Le Brésil, pays de très loin en tête de la déforestation mondiale, est la cible numéro 1 de ce règlement, en particulier l’Amazonie, qui est pourtant relativement protégée par le moratoire sur le soja amazonien, signé en 2006 et renouvelé en 2016. Mais, toute proche, la zone du Cerrado, qui produit près de la moitié du soja brésilien (83 Mt sur 156), est actuellement la plus dégradée et souffre d’une déforestation et de conversions légales. « Le Cerrado est désormais l’un des écosystèmes les plus en danger dans le monde », insiste Guillaume Tessier (WWF Brésil), qui intervenait à la conférence internationale sur le soja, 19 juin, à Vienne.

4 Le « mass balance » non retenu

En outre, pour mesurer son impact, le règlement a retenu la méthode de la traçabilité à la parcelle, qui a pourtant généré des effets pervers pour les filières tracées de soja : l’envolée de la prime non OGM a incité des acteurs historiques à s’en détourner. Mais les ONG sont sceptiques face à la méthode du « mass balance », qui consiste à s’assurer des bonnes pratiques des agriculteurs et du volume précis qu’ils produisent selon ces règles puis à remettre les produits dans les flux généraux tout en faisant payer l’acheteur un peu plus, car elles croient davantage à la force des lois qu’à la certification. C’est pourtant la méthode retenue en France par le Manifeste des fabricants d’aliments du bétail, soutenu par les pouvoirs publics, qui vise un objectif de zéro déforestation importée liée au soja au 1er janvier 2025.

5 La crainte de détournement

Les ONG s’inquiètent enfin du classement des pays exportateurs selon le risque (faible, standard, élevé) de déforestation et de conversion des terres.
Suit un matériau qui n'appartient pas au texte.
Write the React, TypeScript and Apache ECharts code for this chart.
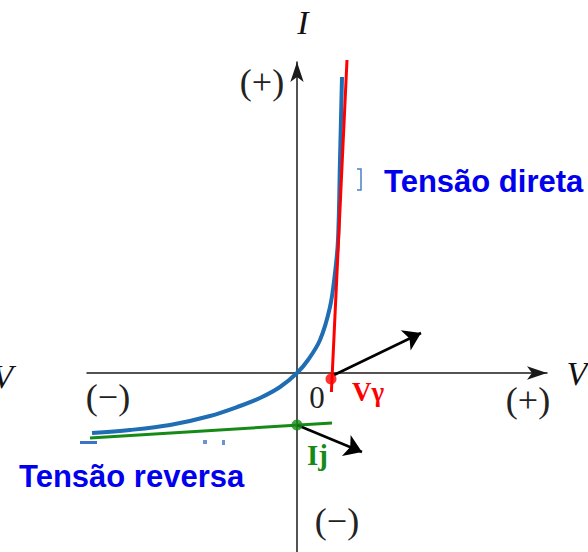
import React, { useEffect, useRef } from "react";
import * as echarts from "echarts";

// Axis ranges (data units)
const xRange = [-10.5, 12.5];
const yRange = [-8.95, 15.55];

// Diode characteristic curve (blue)
const blueCurve: number[][] = [
  [-10.25, -3.0], [-8.35, -2.85], [-6.35, -2.6], [-4.35, -2.15], [-2.85, -1.65],
  [-1.85, -1.25], [-0.85, -0.7], [0, 0], [0.55, 0.65], [1.15, 1.65], [1.65, 3.3],
  [1.9, 5.0], [2.05, 6.65], [2.15, 10.65], [2.25, 14.8],
];
// Forward tangent (red)
const redLine: number[][] = [[1.72, -0.95], [2.5, 15.65]];
const redDot: number[] = [1.7, -0.3];
// Reverse tangent (green)
const greenLine: number[][] = [[-10.35, -3.25], [1.75, -2.5]];
const greenDot: number[] = [0, -2.6];
// Pointer arrows
const arrowVy: number[][] = [[1.85, -0.1], [6.2, 2.0]];
const arrowIj: number[][] = [[0, -2.6], [3.25, -3.95]];

const SERIF = "'Liberation Serif', 'Times New Roman', serif";
const SANS = "'Liberation Sans', Arial, sans-serif";

function txt(text: string, x: number, y: number, font: string, fill: string, align = "center") {
  return {
    type: "text",
    x,
    y,
    silent: true,
    style: {
      text,
      font,
      fill,
      align,
      verticalAlign: "middle",
      textAlign: align,
      textVerticalAlign: "middle",
    },
  };
}

export default function App() {
  const ref = useRef<HTMLDivElement>(null);
  useEffect(() => {
    if (!ref.current) return;
    const chart = echarts.init(ref.current, undefined, { renderer: "svg" });
    const axisCommon = {
      type: "value",
      axisLine: {
        show: true,
        onZero: true,
        symbol: ["none", "arrow"],
        symbolSize: [10, 20],
        lineStyle: { color: "#1a1a1a", width: 1.5 },
      },
      axisTick: { show: false },
      axisLabel: { show: false },
      splitLine: { show: false },
    };
    chart.setOption({
      animation: false,
      backgroundColor: "#ffffff",
      grid: { left: 87, right: 41, top: 62, bottom: 0 },
      xAxis: { ...axisCommon, min: xRange[0], max: xRange[1] },
      yAxis: { ...axisCommon, min: yRange[0], max: yRange[1] },
      series: [
        {
          type: "line",
          data: blueCurve,
          smooth: 0.35,
          showSymbol: false,
          clip: false,
          lineStyle: { color: "#1f6db3", width: 4 },
          z: 2,
        },
        {
          type: "line",
          data: greenLine,
          showSymbol: false,
          clip: false,
          lineStyle: { color: "#168a16", width: 3 },
          z: 3,
        },
        {
          type: "line",
          data: redLine,
          showSymbol: false,
          clip: false,
          lineStyle: { color: "#ff0000", width: 3 },
          z: 4,
        },
        {
          type: "lines",
          coordinateSystem: "cartesian2d",
          symbol: ["none", "arrow"],
          symbolSize: 17,
          lineStyle: { color: "#000000", width: 2.5, opacity: 1 },
          data: [{ coords: arrowVy }, { coords: arrowIj }],
          z: 5,
        },
        {
          type: "scatter",
          symbolSize: 11,
          clip: false,
          data: [
            { value: redDot, itemStyle: { color: "#ff0000" } },
            { value: greenDot, itemStyle: { color: "#168a16" } },
          ],
          z: 6,
        },
      ],
      graphic: [
        txt("I", 303, 22, `italic 34px ${SERIF}`, "#111"),
        txt("(+)", 262, 82, `36px ${SERIF}`, "#222"),
        txt("V", 577, 373, `italic 34px ${SERIF}`, "#111"),
        txt("V", 13, 376, `italic 34px ${SERIF}`, "#111", "right"),
        txt("(\u2212)", 108, 397, `36px ${SERIF}`, "#222"),
        txt("0", 317, 397, `31px ${SERIF}`, "#222"),
        txt("(+)", 528, 400, `36px ${SERIF}`, "#222"),
        txt("(\u2212)", 337, 521, `36px ${SERIF}`, "#222"),
        txt("V\u03b3", 352, 392, `bold 27px ${SERIF}`, "#ff0000", "left"),
        txt("Ij", 307, 455, `bold 29px ${SERIF}`, "#168a16", "left"),
        txt("Tensão direta", 384, 181, `bold 31px ${SANS}`, "#0000ee", "left"),
        txt("Tensão reversa", 19, 476, `bold 31px ${SANS}`, "#0000ee", "left"),
        {
          type: "polyline",
          silent: true,
          shape: { points: [[357, 169], [361, 169], [361, 190], [357, 190]] },
          style: { stroke: "#4a80c8", lineWidth: 1.5, fill: "none" },
        },
        { type: "rect", silent: true, shape: { x: 80, y: 441, width: 17, height: 3 }, style: { fill: "#3c74c4" } },
        { type: "rect", silent: true, shape: { x: 203, y: 440, width: 4, height: 4 }, style: { fill: "#6b93d3" } },
        { type: "rect", silent: true, shape: { x: 222, y: 440, width: 3, height: 5 }, style: { fill: "#6b93d3" } },
      ],
    });
    return () => chart.dispose();
  }, []);
  return (
    <div
      ref={ref}
      style={{ position: "absolute", left: 0, top: 0, width: 588, height: 552 }}
    />
  );
}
Ce classement est utilisé pour déterminer la pression des contrôles : de 1 % des volumes importés pour un pays à risque faible jusqu’à 9 % de ceux d’un pays à risque élevé. « Il est à craindre des flux entre les pays à risque élevé vers ceux à risque faible pour au final faire entrer des produits issus de la déforestation par un moyen détourné », estime Ursula Bittner, économiste chez Greenpeace.